STATED PROBLEM >>
From the listing that follows, output everything exactly except the pictures.

DATA >>
# # # #

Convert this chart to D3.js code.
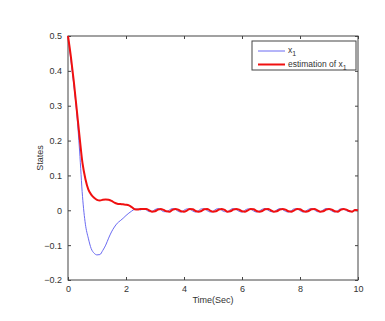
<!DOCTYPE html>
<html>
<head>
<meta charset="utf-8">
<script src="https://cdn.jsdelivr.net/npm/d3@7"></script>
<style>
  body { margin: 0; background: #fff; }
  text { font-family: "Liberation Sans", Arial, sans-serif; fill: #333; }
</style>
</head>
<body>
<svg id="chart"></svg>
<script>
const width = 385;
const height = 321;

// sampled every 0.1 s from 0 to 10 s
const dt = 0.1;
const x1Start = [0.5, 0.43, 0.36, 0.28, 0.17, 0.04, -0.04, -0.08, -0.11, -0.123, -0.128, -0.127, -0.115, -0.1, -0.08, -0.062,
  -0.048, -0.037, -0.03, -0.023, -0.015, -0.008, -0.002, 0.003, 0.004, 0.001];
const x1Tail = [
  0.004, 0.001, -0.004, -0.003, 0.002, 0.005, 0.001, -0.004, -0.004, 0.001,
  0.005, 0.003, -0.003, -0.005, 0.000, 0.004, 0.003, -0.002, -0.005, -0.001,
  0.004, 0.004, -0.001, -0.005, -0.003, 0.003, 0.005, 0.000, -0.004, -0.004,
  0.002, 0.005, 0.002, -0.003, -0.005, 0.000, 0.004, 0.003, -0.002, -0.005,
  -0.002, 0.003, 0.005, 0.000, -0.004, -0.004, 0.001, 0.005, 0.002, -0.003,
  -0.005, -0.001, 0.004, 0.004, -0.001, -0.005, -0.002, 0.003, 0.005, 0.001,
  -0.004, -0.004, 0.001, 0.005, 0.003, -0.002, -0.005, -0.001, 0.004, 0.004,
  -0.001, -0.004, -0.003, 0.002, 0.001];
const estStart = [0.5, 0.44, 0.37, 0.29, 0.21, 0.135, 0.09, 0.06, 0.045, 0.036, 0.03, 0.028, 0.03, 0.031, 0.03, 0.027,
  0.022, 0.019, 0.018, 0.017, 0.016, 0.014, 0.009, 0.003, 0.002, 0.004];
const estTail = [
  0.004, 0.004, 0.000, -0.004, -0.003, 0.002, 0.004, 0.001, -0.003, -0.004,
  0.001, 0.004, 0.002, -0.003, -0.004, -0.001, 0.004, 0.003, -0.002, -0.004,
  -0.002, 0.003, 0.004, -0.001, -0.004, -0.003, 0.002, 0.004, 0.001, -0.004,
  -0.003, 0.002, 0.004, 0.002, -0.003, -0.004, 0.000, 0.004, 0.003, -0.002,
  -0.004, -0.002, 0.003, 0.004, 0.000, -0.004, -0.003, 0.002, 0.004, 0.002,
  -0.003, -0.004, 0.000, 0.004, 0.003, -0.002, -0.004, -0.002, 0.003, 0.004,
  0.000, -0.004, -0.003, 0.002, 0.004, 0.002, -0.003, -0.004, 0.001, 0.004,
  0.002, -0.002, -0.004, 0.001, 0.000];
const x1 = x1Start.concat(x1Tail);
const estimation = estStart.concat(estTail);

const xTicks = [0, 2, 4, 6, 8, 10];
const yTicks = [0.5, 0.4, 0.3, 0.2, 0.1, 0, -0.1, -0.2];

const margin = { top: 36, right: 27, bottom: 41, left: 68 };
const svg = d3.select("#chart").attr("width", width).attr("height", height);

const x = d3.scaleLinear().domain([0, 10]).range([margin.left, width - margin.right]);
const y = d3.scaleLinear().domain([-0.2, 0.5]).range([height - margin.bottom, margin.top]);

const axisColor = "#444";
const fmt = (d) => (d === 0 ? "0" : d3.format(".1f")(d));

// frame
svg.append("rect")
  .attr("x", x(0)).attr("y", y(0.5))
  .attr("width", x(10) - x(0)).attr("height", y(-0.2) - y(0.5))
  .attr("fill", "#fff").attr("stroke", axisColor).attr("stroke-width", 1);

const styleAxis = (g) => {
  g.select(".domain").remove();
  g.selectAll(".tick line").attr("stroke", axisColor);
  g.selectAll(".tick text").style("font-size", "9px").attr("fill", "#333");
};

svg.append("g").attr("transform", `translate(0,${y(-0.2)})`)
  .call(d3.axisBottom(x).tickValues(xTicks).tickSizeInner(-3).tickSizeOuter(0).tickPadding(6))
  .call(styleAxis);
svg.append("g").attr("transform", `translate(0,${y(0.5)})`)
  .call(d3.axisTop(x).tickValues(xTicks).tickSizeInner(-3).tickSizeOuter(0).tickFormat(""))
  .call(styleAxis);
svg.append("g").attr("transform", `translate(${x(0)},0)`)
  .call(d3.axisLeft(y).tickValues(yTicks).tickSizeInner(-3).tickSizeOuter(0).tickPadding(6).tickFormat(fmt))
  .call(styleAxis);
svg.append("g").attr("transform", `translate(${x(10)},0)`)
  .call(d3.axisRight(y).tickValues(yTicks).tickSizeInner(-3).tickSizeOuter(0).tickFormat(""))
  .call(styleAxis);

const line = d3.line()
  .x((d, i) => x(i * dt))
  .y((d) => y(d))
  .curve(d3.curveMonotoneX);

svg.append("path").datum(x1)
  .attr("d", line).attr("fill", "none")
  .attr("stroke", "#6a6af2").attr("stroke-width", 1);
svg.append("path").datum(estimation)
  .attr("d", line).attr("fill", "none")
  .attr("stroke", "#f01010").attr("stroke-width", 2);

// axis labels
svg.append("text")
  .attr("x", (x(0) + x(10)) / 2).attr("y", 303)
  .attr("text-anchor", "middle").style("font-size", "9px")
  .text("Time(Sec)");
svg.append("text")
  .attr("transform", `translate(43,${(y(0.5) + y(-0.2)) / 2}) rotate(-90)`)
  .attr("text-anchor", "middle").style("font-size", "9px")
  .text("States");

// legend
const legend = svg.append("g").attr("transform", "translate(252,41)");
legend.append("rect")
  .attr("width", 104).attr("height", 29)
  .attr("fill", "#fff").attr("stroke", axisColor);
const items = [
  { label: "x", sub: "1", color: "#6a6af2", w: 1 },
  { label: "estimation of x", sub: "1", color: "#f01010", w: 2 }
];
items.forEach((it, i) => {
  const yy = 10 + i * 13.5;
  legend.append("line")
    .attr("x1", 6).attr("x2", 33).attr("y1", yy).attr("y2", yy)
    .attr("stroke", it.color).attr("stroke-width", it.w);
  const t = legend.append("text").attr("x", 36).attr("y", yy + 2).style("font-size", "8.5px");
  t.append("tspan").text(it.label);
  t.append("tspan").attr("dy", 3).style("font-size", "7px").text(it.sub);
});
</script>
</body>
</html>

# # # #

RESULT OF THIS TASK >>
Convert this chart to D3.js code.
<!DOCTYPE html>
<html>
<head>
<meta charset="utf-8">
<script src="https://cdn.jsdelivr.net/npm/d3@7"></script>
<style>
  body { margin: 0; background: #fff; }
  text { font-family: "Liberation Sans", Arial, sans-serif; fill: #333; }
</style>
</head>
<body>
<svg id="chart"></svg>
<script>
const width = 385;
const height = 321;

// sampled every 0.1 s from 0 to 10 s
const dt = 0.1;
const x1Start = [0.5, 0.43, 0.36, 0.28, 0.17, 0.04, -0.04, -0.08, -0.11, -0.123, -0.128, -0.127, -0.115, -0.1, -0.08, -0.062,
  -0.048, -0.037, -0.03, -0.023, -0.015, -0.008, -0.002, 0.003, 0.004, 0.001];
const x1Tail = [
  0.004, 0.001, -0.004, -0.003, 0.002, 0.005, 0.001, -0.004, -0.004, 0.001,
  0.005, 0.003, -0.003, -0.005, 0.000, 0.004, 0.003, -0.002, -0.005, -0.001,
  0.004, 0.004, -0.001, -0.005, -0.003, 0.003, 0.005, 0.000, -0.004, -0.004,
  0.002, 0.005, 0.002, -0.003, -0.005, 0.000, 0.004, 0.003, -0.002, -0.005,
  -0.002, 0.003, 0.005, 0.000, -0.004, -0.004, 0.001, 0.005, 0.002, -0.003,
  -0.005, -0.001, 0.004, 0.004, -0.001, -0.005, -0.002, 0.003, 0.005, 0.001,
  -0.004, -0.004, 0.001, 0.005, 0.003, -0.002, -0.005, -0.001, 0.004, 0.004,
  -0.001, -0.004, -0.003, 0.002, 0.001];
const estStart = [0.5, 0.44, 0.37, 0.29, 0.21, 0.135, 0.09, 0.06, 0.045, 0.036, 0.03, 0.028, 0.03, 0.031, 0.03, 0.027,
  0.022, 0.019, 0.018, 0.017, 0.016, 0.014, 0.009, 0.003, 0.002, 0.004];
const estTail = [
  0.004, 0.004, 0.000, -0.004, -0.003, 0.002, 0.004, 0.001, -0.003, -0.004,
  0.001, 0.004, 0.002, -0.003, -0.004, -0.001, 0.004, 0.003, -0.002, -0.004,
  -0.002, 0.003, 0.004, -0.001, -0.004, -0.003, 0.002, 0.004, 0.001, -0.004,
  -0.003, 0.002, 0.004, 0.002, -0.003, -0.004, 0.000, 0.004, 0.003, -0.002,
  -0.004, -0.002, 0.003, 0.004, 0.000, -0.004, -0.003, 0.002, 0.004, 0.002,
  -0.003, -0.004, 0.000, 0.004, 0.003, -0.002, -0.004, -0.002, 0.003, 0.004,
  0.000, -0.004, -0.003, 0.002, 0.004, 0.002, -0.003, -0.004, 0.001, 0.004,
  0.002, -0.002, -0.004, 0.001, 0.000];
const x1 = x1Start.concat(x1Tail);
const estimation = estStart.concat(estTail);

const xTicks = [0, 2, 4, 6, 8, 10];
const yTicks = [0.5, 0.4, 0.3, 0.2, 0.1, 0, -0.1, -0.2];

const margin = { top: 36, right: 27, bottom: 41, left: 68 };
const svg = d3.select("#chart").attr("width", width).attr("height", height);

const x = d3.scaleLinear().domain([0, 10]).range([margin.left, width - margin.right]);
const y = d3.scaleLinear().domain([-0.2, 0.5]).range([height - margin.bottom, margin.top]);

const axisColor = "#444";
const fmt = (d) => (d === 0 ? "0" : d3.format(".1f")(d));

// frame
svg.append("rect")
  .attr("x", x(0)).attr("y", y(0.5))
  .attr("width", x(10) - x(0)).attr("height", y(-0.2) - y(0.5))
  .attr("fill", "#fff").attr("stroke", axisColor).attr("stroke-width", 1);

const styleAxis = (g) => {
  g.select(".domain").remove();
  g.selectAll(".tick line").attr("stroke", axisColor);
  g.selectAll(".tick text").style("font-size", "9px").attr("fill", "#333");
};

svg.append("g").attr("transform", `translate(0,${y(-0.2)})`)
  .call(d3.axisBottom(x).tickValues(xTicks).tickSizeInner(-3).tickSizeOuter(0).tickPadding(6))
  .call(styleAxis);
svg.append("g").attr("transform", `translate(0,${y(0.5)})`)
  .call(d3.axisTop(x).tickValues(xTicks).tickSizeInner(-3).tickSizeOuter(0).tickFormat(""))
  .call(styleAxis);
svg.append("g").attr("transform", `translate(${x(0)},0)`)
  .call(d3.axisLeft(y).tickValues(yTicks).tickSizeInner(-3).tickSizeOuter(0).tickPadding(6).tickFormat(fmt))
  .call(styleAxis);
svg.append("g").attr("transform", `translate(${x(10)},0)`)
  .call(d3.axisRight(y).tickValues(yTicks).tickSizeInner(-3).tickSizeOuter(0).tickFormat(""))
  .call(styleAxis);

const line = d3.line()
  .x((d, i) => x(i * dt))
  .y((d) => y(d))
  .curve(d3.curveMonotoneX);

svg.append("path").datum(x1)
  .attr("d", line).attr("fill", "none")
  .attr("stroke", "#6a6af2").attr("stroke-width", 1);
svg.append("path").datum(estimation)
  .attr("d", line).attr("fill", "none")
  .attr("stroke", "#f01010").attr("stroke-width", 2);

// axis labels
svg.append("text")
  .attr("x", (x(0) + x(10)) / 2).attr("y", 303)
  .attr("text-anchor", "middle").style("font-size", "9px")
  .text("Time(Sec)");
svg.append("text")
  .attr("transform", `translate(43,${(y(0.5) + y(-0.2)) / 2}) rotate(-90)`)
  .attr("text-anchor", "middle").style("font-size", "9px")
  .text("States");

// legend
const legend = svg.append("g").attr("transform", "translate(252,41)");
legend.append("rect")
  .attr("width", 104).attr("height", 29)
  .attr("fill", "#fff").attr("stroke", axisColor);
const items = [
  { label: "x", sub: "1", color: "#6a6af2", w: 1 },
  { label: "estimation of x", sub: "1", color: "#f01010", w: 2 }
];
items.forEach((it, i) => {
  const yy = 10 + i * 13.5;
  legend.append("line")
    .attr("x1", 6).attr("x2", 33).attr("y1", yy).attr("y2", yy)
    .attr("stroke", it.color).attr("stroke-width", it.w);
  const t = legend.append("text").attr("x", 36).attr("y", yy + 2).style("font-size", "8.5px");
  t.append("tspan").text(it.label);
  t.append("tspan").attr("dy", 3).style("font-size", "7px").text(it.sub);
});
</script>
</body>
</html>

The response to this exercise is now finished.